:: The exercise ::
Begin at the first line of the data and copy each line through the one containing "ax.set_ylim(-1.289, 5.58)", that line included, with no pictures.

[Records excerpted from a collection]
· · ·

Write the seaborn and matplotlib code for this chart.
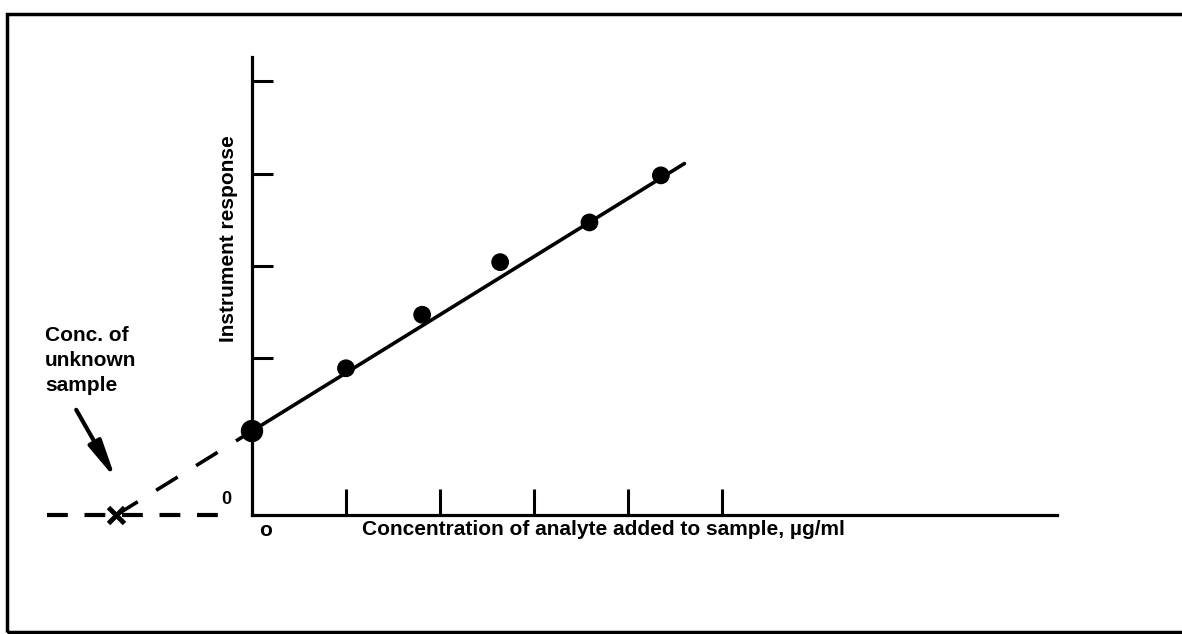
import matplotlib
matplotlib.use("Agg")
import matplotlib.pyplot as plt
from matplotlib.patches import Rectangle
import seaborn as sns
import numpy as np
import pandas as pd

# standard additions data
conc_added = [0.0, 1.0, 1.81, 2.64, 3.59, 4.35]
response = [0.91, 1.59, 2.17, 2.74, 3.17, 3.68]
point_sizes = [230, 140, 140, 140, 140, 140]

fit_intercept = 0.91
fit_slope = 0.63
fit_end = 4.6

x_ticks = [1, 2, 3, 4, 5]
y_ticks = [1.7, 2.7, 3.7, 4.7]

x_label = "Concentration of analyte added to sample, \u00b5g/ml"
y_label = "Instrument response"
note = "Conc. of\nunknown\nsample"

sns.set_style("white")
plt.rcParams["font.family"] = ["Liberation Sans", "DejaVu Sans"]
plt.rcParams["text.color"] = "black"

df = pd.DataFrame({"conc": conc_added, "resp": response, "size": point_sizes})
x_unknown = -fit_intercept / fit_slope
fit_df = pd.DataFrame({"conc": [0.0, fit_end]})
fit_df["resp"] = fit_intercept + fit_slope * fit_df["conc"]

fig = plt.figure(figsize=(11.82, 6.34), dpi=100)
ax = fig.add_axes([0, 0, 1, 1])
ax.set_xlim(-2.681, 9.894)
ax.set_ylim(-1.289, 5.58)

# fitted line and extrapolation
sns.lineplot(data=fit_df, x="conc", y="resp", color="black", lw=2.6, ax=ax)
ax.plot([x_unknown, 0], [0, fit_intercept], color="black", lw=2.6,
        dashes=(7, 6))
ax.plot([-2.18, -0.2], [0, 0], color="black", lw=3, dashes=(5, 4))
ax.plot([x_unknown], [0], marker="x", color="black", ms=11, mew=3.5)

sns.scatterplot(data=df, x="conc", y="resp", size="size", sizes=(140, 230),
                color="black", edgecolor="black", legend=False, ax=ax,
                zorder=5)

# axes drawn through the origin
for s in ["top", "right"]:
    ax.spines[s].set_visible(False)
for s in ["left", "bottom"]:
    ax.spines[s].set_position(("data", 0))
    ax.spines[s].set_linewidth(2.3)
    ax.spines[s].set_color("black")
ax.spines["left"].set_bounds(0, 4.96)
ax.spines["bottom"].set_bounds(0, 8.56)
ax.set_xticks(x_ticks)
ax.set_yticks(y_ticks)
ax.tick_params(axis="x", direction="in", length=19, width=2.2,
               bottom=True, labelbottom=False, color="black")
ax.tick_params(axis="y", direction="in", length=15, width=2.2,
               left=True, labelleft=False, color="black")
ax.set_xlabel("")
ax.set_ylabel("")

ax.text(0.14, -0.17, "o", ha="center", va="center", fontsize=15,
        fontweight="bold")
ax.text(-0.27, 0.17, "0", ha="center", va="center", fontsize=13,
        fontweight="bold")
ax.text(1.17, -0.16, x_label, ha="left", va="center", fontsize=15,
        fontweight="bold")
ax.text(-0.255, 3.0, y_label, ha="center", va="center", rotation=90,
        fontsize=15, fontweight="bold")
ax.text(-2.2, 2.05, note, ha="left", va="top", fontsize=15,
        fontweight="bold", linespacing=1.4)
ax.annotate("", xy=(-1.45, 0.39), xytext=(-1.87, 1.14),
            arrowprops=dict(arrowstyle="-|>,head_length=0.75,head_width=0.14",
                            lw=3.0, color="black", mutation_scale=30,
                            shrinkA=0, shrinkB=0))

fig.patches.append(Rectangle((7 / 1182, 2 / 634), 1.1, 618 / 634,
                             transform=fig.transFigure, fill=False,
                             lw=2.5, edgecolor="black"))

fig.savefig("out.png", dpi=100)
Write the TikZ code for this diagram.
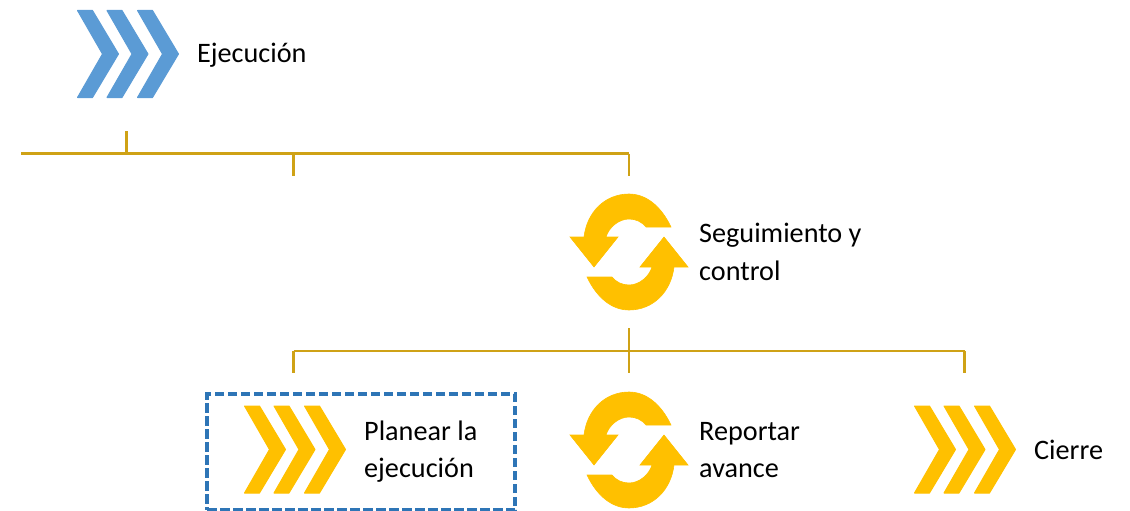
\documentclass[tikz,border=0pt]{standalone}
\usepackage{fontspec}
\setmainfont{Carlito}
\usetikzlibrary{positioning}
\definecolor{chevBlue}{HTML}{5B9BD5}
\definecolor{iconYellow}{HTML}{FFC000}
\definecolor{lineGold}{HTML}{CFA216}
\definecolor{boxBlue}{HTML}{2E75B6}
\tikzset{
	treeLine/.style={draw=lineGold, line width=2.4pt},
	stepText/.style={anchor=west, inner sep=0pt, align=left, font=\fontsize{28.2}{37.5}\selectfont},
	pics/chevrons/.style={code={
		\foreach \dx in {0,29.5,60}
			\fill[#1, draw=#1, line width=1pt, line join=round, xshift=\dx pt] (-50.5,-43.5) -- (-35.5,-43.5) -- (-9.5,0) -- (-35.5,43.5) -- (-50.5,43.5) -- (-25.5,0) -- cycle;
	}},
	pics/cycle/.style={code={
		\foreach \rot in {0,180}
			\fill[iconYellow, draw=iconYellow, line width=0.6pt, rotate=\rot] (42,-25) .. controls (32,-46) and (17,-58) .. (0,-58) .. controls (-24,-58) and (-42,-40) .. (-45,-15) -- (-59,-15) -- (-35,15) -- (-11,-15) -- (-23,-15) .. controls (-20,-25) and (-10,-33) .. (0,-33) .. controls (7,-33) and (13,-30) .. (17,-25) -- cycle;
	}}
}
\begin{document}
\begin{tikzpicture}[x=1pt, y=-1pt]
	\useasboundingbox (0,0) rectangle (1130,511);

	\coordinate (iconEjecucion) at (128,54);
	\coordinate (iconSeguimiento) at (629,252);
	\coordinate (iconPlanear) at (295,449.5);
	\coordinate (iconReportar) at (629,450);
	\coordinate (iconCierre) at (965,449.5);

	\pic at (iconEjecucion) {chevrons=chevBlue};
	\pic at (iconSeguimiento) {cycle};
	\pic at (iconPlanear) {chevrons=iconYellow};
	\pic at (iconReportar) {cycle};
	\pic at (iconCierre) {chevrons=iconYellow};

	\node[stepText, right=69pt of iconEjecucion, yshift=-1pt] (ejecucion) {Ejecución};
	\node[stepText, right=70pt of iconSeguimiento] (seguimiento) {Seguimiento y\\control};
	\node[stepText, right=69pt of iconPlanear, yshift=-2pt] (planear) {Planear la\\ejecución};
	\node[stepText, right=70pt of iconReportar] (reportar) {Reportar\\avance};
	\node[stepText, right=69pt of iconCierre] (cierre) {Cierre};

	\node[draw=boxBlue, line width=3.4pt, dash pattern=on 9.5pt off 3.5pt, minimum width=308pt, minimum height=116pt, inner sep=0pt] (planearBox) at (361,452) {};

	% upper tree
	\coordinate (treeLeft) at (21,153.5);
	\coordinate (treeTop) at (126.5,131);
	\coordinate (treeJoin) at (126.5,153.5);
	\coordinate (treeMid) at (293.5,153.5);
	\coordinate (treeMidEnd) at (293.5,176);
	\coordinate (treeRight) at (629,153.5);
	\coordinate (treeRightEnd) at (629,176);

	% lower tree
	\coordinate (subTop) at (629,328);
	\coordinate (subJoin) at (629,351);
	\coordinate (subLeft) at (293.5,351);
	\coordinate (subLeftEnd) at (293.5,373);
	\coordinate (subMidEnd) at (629,373);
	\coordinate (subRight) at (964.5,351);
	\coordinate (subRightEnd) at (964.5,373);

	\path[treeLine] (treeLeft) -- (treeRight)
	(treeTop) -- (treeJoin)
	(treeMid) -- (treeMidEnd)
	(treeRight) -- (treeRightEnd)
	(subLeft) -- (subRight)
	(subTop) -- (subMidEnd)
	(subLeft) -- (subLeftEnd)
	(subRight) -- (subRightEnd)
	;
\end{tikzpicture}
\end{document}
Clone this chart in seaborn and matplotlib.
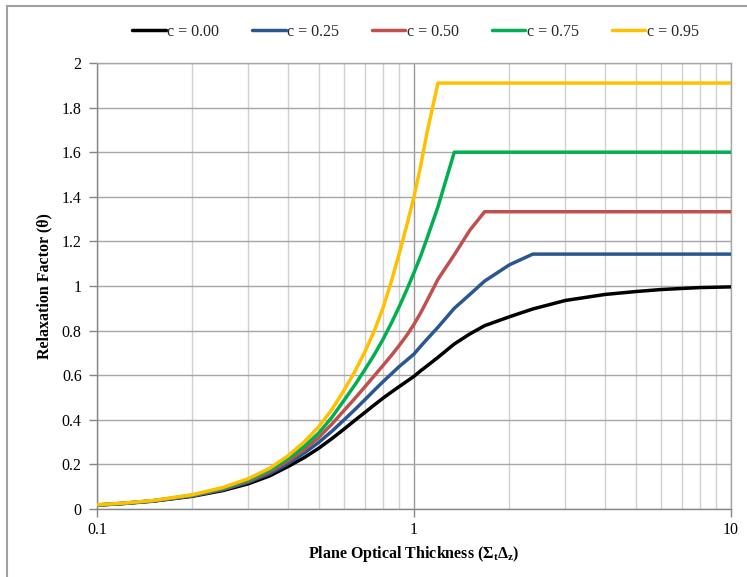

· · ·

:: Exercise solution ::
Write the seaborn and matplotlib code for this chart.
import matplotlib
matplotlib.use("Agg")
import matplotlib.pyplot as plt
from matplotlib.patches import Rectangle
import seaborn as sns
import numpy as np
import pandas as pd

# standard additions data
conc_added = [0.0, 1.0, 1.81, 2.64, 3.59, 4.35]
response = [0.91, 1.59, 2.17, 2.74, 3.17, 3.68]
point_sizes = [230, 140, 140, 140, 140, 140]

fit_intercept = 0.91
fit_slope = 0.63
fit_end = 4.6

x_ticks = [1, 2, 3, 4, 5]
y_ticks = [1.7, 2.7, 3.7, 4.7]

x_label = "Concentration of analyte added to sample, \u00b5g/ml"
y_label = "Instrument response"
note = "Conc. of\nunknown\nsample"

sns.set_style("white")
plt.rcParams["font.family"] = ["Liberation Sans", "DejaVu Sans"]
plt.rcParams["text.color"] = "black"

df = pd.DataFrame({"conc": conc_added, "resp": response, "size": point_sizes})
x_unknown = -fit_intercept / fit_slope
fit_df = pd.DataFrame({"conc": [0.0, fit_end]})
fit_df["resp"] = fit_intercept + fit_slope * fit_df["conc"]

fig = plt.figure(figsize=(11.82, 6.34), dpi=100)
ax = fig.add_axes([0, 0, 1, 1])
ax.set_xlim(-2.681, 9.894)
ax.set_ylim(-1.289, 5.58)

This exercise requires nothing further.